Stefan Zweig ! J'ai lu pratiquement toute son œuvre. Notamment ses nouvelles. Pour un juriste, la nouvelle est intéressante en ce qu’elle représente l'art de la concision. Mais aussi toutes ses biographies, notamment celle d’Erasme, de Nietzsche, de Montaigne, de Freud et de Balzac. Ce sont des biographies qui essaient de saisir l'essentiel sans se perdre dans des descriptions inutiles, sans commencer par des développements sur la vie des arrière-grands-parents, qui n’apportent généralement rien à la compréhension du sujet de la biographie. Chez Zweig, jamais ce genre de détail. Au contraire, il va à l’essentiel. Par exemple, sur Nietzsche, il a une très bonne formule : le Don Juan de la culture. Evidemment aussi Le monde d’hier, souvenirs d’un Européen. Très beau livre. Dramatique, tragique, évidemment, mais un livre qui nous fait nous sentir européen.

Et la bande dessinée ?

Sans être un grand lecteur de bande dessinée, je trouve que l'œuvre d'Hergé est une grande œuvre, vraiment. Elle porte une certaine vision du monde. Chez Hergé, il y a une évolution du personnage de Tintin, qui commence par être une espèce de Deus Ex machina dans Tintin au Congo, qui peut tout faire, tout réussir, tout imposer. Dans les derniers albums, il ne croit plus à grand-chose. Soit il ne se passe rien comme dans Les bijoux de Castafiore, œuvre qui, par parenthèse, est une extraordinaire illustration des échecs de la communication, soit il est le jouet des événements comme dans Tintin chez les Picaros. Est-ce l’évolution de l’homme occidental en général ? La seule valeur qui reste chez Hergé, c'est l'amitié. Son œuvre est un hymne à l'amitié. Du début à la fin. Une amitié totalement gratuite, qui est sans rapport avec les qualités de la personne qui en est l’objet. Tintin est capable de risquer sa vie, de partir à l'autre bout du monde pour sauver des gens. Il peut s’agir de personnes qu’il aime, comme Chang, dans Tintin au Tibet, mais il peut aussi s’agir de personnes totalement égocentriques auxquelles il n’est lié que par le hasard d’une rencontre, comme la Castafiore qu’il va récupérer en Amérique latine.

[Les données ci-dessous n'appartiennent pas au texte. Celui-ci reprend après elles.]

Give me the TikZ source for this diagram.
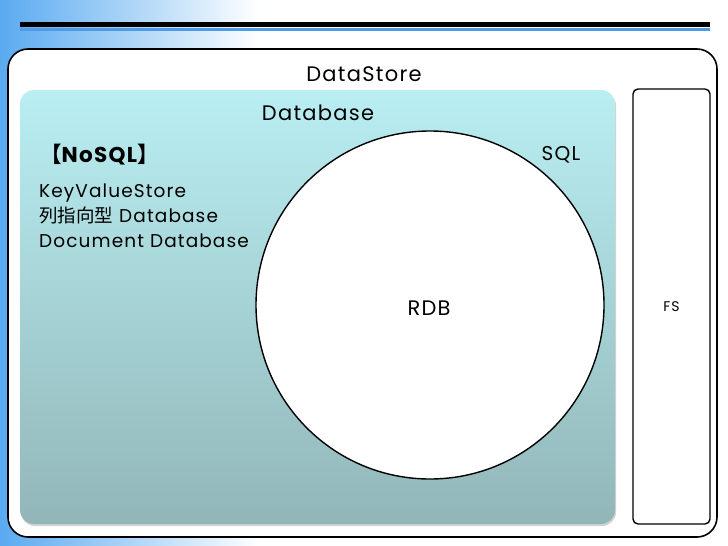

« Heureusement, il y a beaucoup de jeunes magistrats, de juristes et, plus généralement, de citoyens qui écrivent, qui réfléchissent »

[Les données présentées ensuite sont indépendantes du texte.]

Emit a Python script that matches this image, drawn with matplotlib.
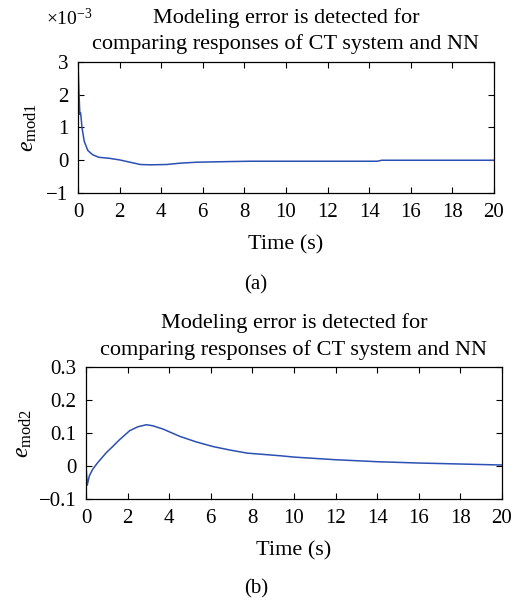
import matplotlib
matplotlib.use('Agg')
import matplotlib.pyplot as plt
import numpy as np

# Panel (a): modeling error e_mod1, values in units of 1e-3
t_a = [0, 0.05, 0.09, 0.12, 0.15, 0.19, 0.3, 0.47, 0.7, 1.0, 1.5, 2.0, 2.5,
       3.0, 3.5, 4.25, 4.9, 5.7, 7.3, 8.3, 10, 12, 14.4, 14.6, 16, 18, 20]
e_mod1 = [3.0, 2.0, 1.4, 1.45, 1.3, 1.0, 0.58, 0.30, 0.17, 0.09, 0.06, 0.01, -0.06,
          -0.13, -0.14, -0.13, -0.09, -0.06, -0.04, -0.03, -0.03, -0.03, -0.03,
          0.0, 0.0, 0.0, 0.0]

# Panel (b): modeling error e_mod2
t_b = [0, 0.06, 0.16, 0.32, 0.56, 0.97, 1.3, 1.6, 2.1, 2.5, 2.9, 3.2, 3.7,
       4.5, 5.3, 6.1, 6.95, 7.75, 9.35, 10, 12, 14, 16, 18, 20]
e_mod2 = [0.0, -0.058, -0.03, -0.01, 0.01, 0.04, 0.06, 0.079, 0.107, 0.119,
          0.125, 0.122, 0.112, 0.09, 0.073, 0.059, 0.048, 0.039, 0.031, 0.027,
          0.019, 0.013, 0.009, 0.006, 0.003]

x_ticks = list(range(0, 21, 2))
y_ticks_a = [-1, 0, 1, 2, 3]
y_ticks_b = [-0.1, 0, 0.1, 0.2, 0.3]

title = 'Modeling error is detected for\ncomparing responses of CT system and NN'

plt.rcParams['font.family'] = 'Liberation Serif'
plt.rcParams['mathtext.fontset'] = 'custom'
plt.rcParams['mathtext.rm'] = 'Liberation Serif'
plt.rcParams['mathtext.it'] = 'Liberation Serif:italic'
plt.rcParams['axes.unicode_minus'] = True

line_color = '#2b4fb3'

fig = plt.figure(figsize=(5.12, 6.02), dpi=100)
ax1 = fig.add_axes([78/512, 1 - 193/602, 416/512, 131/602])
ax2 = fig.add_axes([86/512, 1 - 499/602, 416/512, 132/602])


def style_axes(ax):
    ax.tick_params(direction='in', top=True, right=True, length=4, width=0.8,
                   labelsize=15)
    ax.tick_params(axis='x', pad=7)
    ax.tick_params(axis='y', pad=7)
    for sp in ax.spines.values():
        sp.set_linewidth(0.9)
    ax.set_xlim(0, 20)
    ax.set_xticks(x_ticks)
    ax.set_title(title, fontsize=16, linespacing=1.45, pad=9)
    ax.set_xlabel('Time (s)', fontsize=16, labelpad=10)


ax1.plot(t_a, e_mod1, color=line_color, lw=1.1)
style_axes(ax1)
ax1.set_ylim(-1, 3)
ax1.set_yticks(y_ticks_a)
ax1.set_yticklabels(['\u22121', '0', '1', '2', '3'])
ax1.set_ylabel(r'$e_{\mathrm{mod1}}$', fontsize=17, labelpad=5)
# multiplier for the y axis of panel (a)
fig.text(69/512, 1 - 18/602, r'$\times10^{-3}$', fontsize=14, ha='center', va='center')
fig.text(0.5, 1 - 285/602, '(a)', fontsize=15, ha='center', va='center')

ax2.plot(t_b, e_mod2, color=line_color, lw=1.1)
style_axes(ax2)
ax2.set_ylim(-0.1, 0.3)
ax2.set_yticks(y_ticks_b)
ax2.set_yticklabels(['\u22120.1', '0', '0.1', '0.2', '0.3'])
ax2.set_ylabel(r'$e_{\mathrm{mod2}}$', fontsize=17, labelpad=3)
fig.text(0.5, 1 - 589/602, '(b)', fontsize=15, ha='center', va='center')

plt.savefig('out.png', dpi=100)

J’ai aussi une très grande admiration pour Claire Brétécher, dont l’œuvre vaut sans doute beaucoup de traités de sociologie, au dire même de sociologues patentés. En outre, beaucoup de ses planches, notamment dans la série Les frustrés, me font penser aux moralistes du XVIIème siècle, qui mettent en lumières les motivations profondes de nos actions, au-delà des discours que nous tenons. Claire Brétécher partage avec Hergé au moins une qualité, qui est essentielle. Celle d’être profondément drôle. C'est-à-dire à la fois drôle et profonde.

À un jeune juriste qui commencerait dans la carrière qui lui offriez-vous ?

Je lui conseillerais peut-être de lire, même si cela peut le désarçonner, Prendre les droits au sérieux de Ronald Dworkin. Dworkin part du cas particulier pour aller vers la conceptualisation alors que l’on enseigne au juriste français à partir de la généralité pour aller vers le cas particulier. Je trouve intéressant de lire Dworkin pour cette raison, pour se départir de ce réflexe. J’aime aussi, chez Dworkin, la propension à déplacer les termes de la discussion. Je vais vous donner un exemple, qui concerne la question de la discrimination positive. Supposons que l’on discute du bien-fondé de la règle selon laquelle il faudrait instituer un certain quota de Noirs parmi les médecins (on est aux États-Unis) et instituer en conséquence un concours ou un examen qui leur soit réservé. Les adversaires d’un tel système font valoir qu’il est de l’intérêt des malades d’être soignés par des médecins dont la réussite à un concours ou à un examen a permis de s’assurer qu’ils étaient les plus compétents. Dworkin déplace et enrichit le débat en faisant valoir qu’il ne s’agit pas de trouver les médecins les plus compétents mais ceux qui seront les mieux à même de soigner. Or l’aptitude à soigner dépend certes des connaissances du médecin mais aussi de la confiance que met en lui le malade. Et cette confiance peut dépendre de l’appartenance à une même communauté.

Pour conclure, l’impression de cette période est d’être à la croisée des chemins de l’État de droit. Qu’en pensez-vous ?

Il nous appartient de trouver les mots, les arguments propres à convaincre chacun de ce que l’on risque de perdre. Il ne suffit pas d’invoquer de manière répétitive l'État de droit en s’inquiétant de sa mise en cause. Il faut mener une réflexion collective sur les fondements et la raison d’être de l’État de droit, tel que nous le concevons aujourd’hui, y compris dans sa dimension évolutive, que je mentionnais tout à l’heure. Parallèlement à cette réflexion fondamentale, il faut montrer ce que nous apporte concrètement l'État de droit et ce que signifierait sa perte. Montrer que c’est parce qu’il y a un Etat de droit que des policiers ne peuvent pas débarquer chez n’importe qui à 3 heures du matin, en emmenant les enfants et en laissant leurs parents sans nouvelles ; que la police ne peut pas placer arbitrairement une personne sur écoutes téléphoniques ; qu’un litige entre deux particuliers se règle autrement qu’à coups de carabines. Ces deux démarches, théorique et concrète, se complètent l’une l’autre. Heureusement, il y a beaucoup de jeunes magistrats, de juristes et, plus généralement, de citoyens qui écrivent, qui réfléchissent. Je reste assez optimiste malgré tout, mais inquiet tout de même.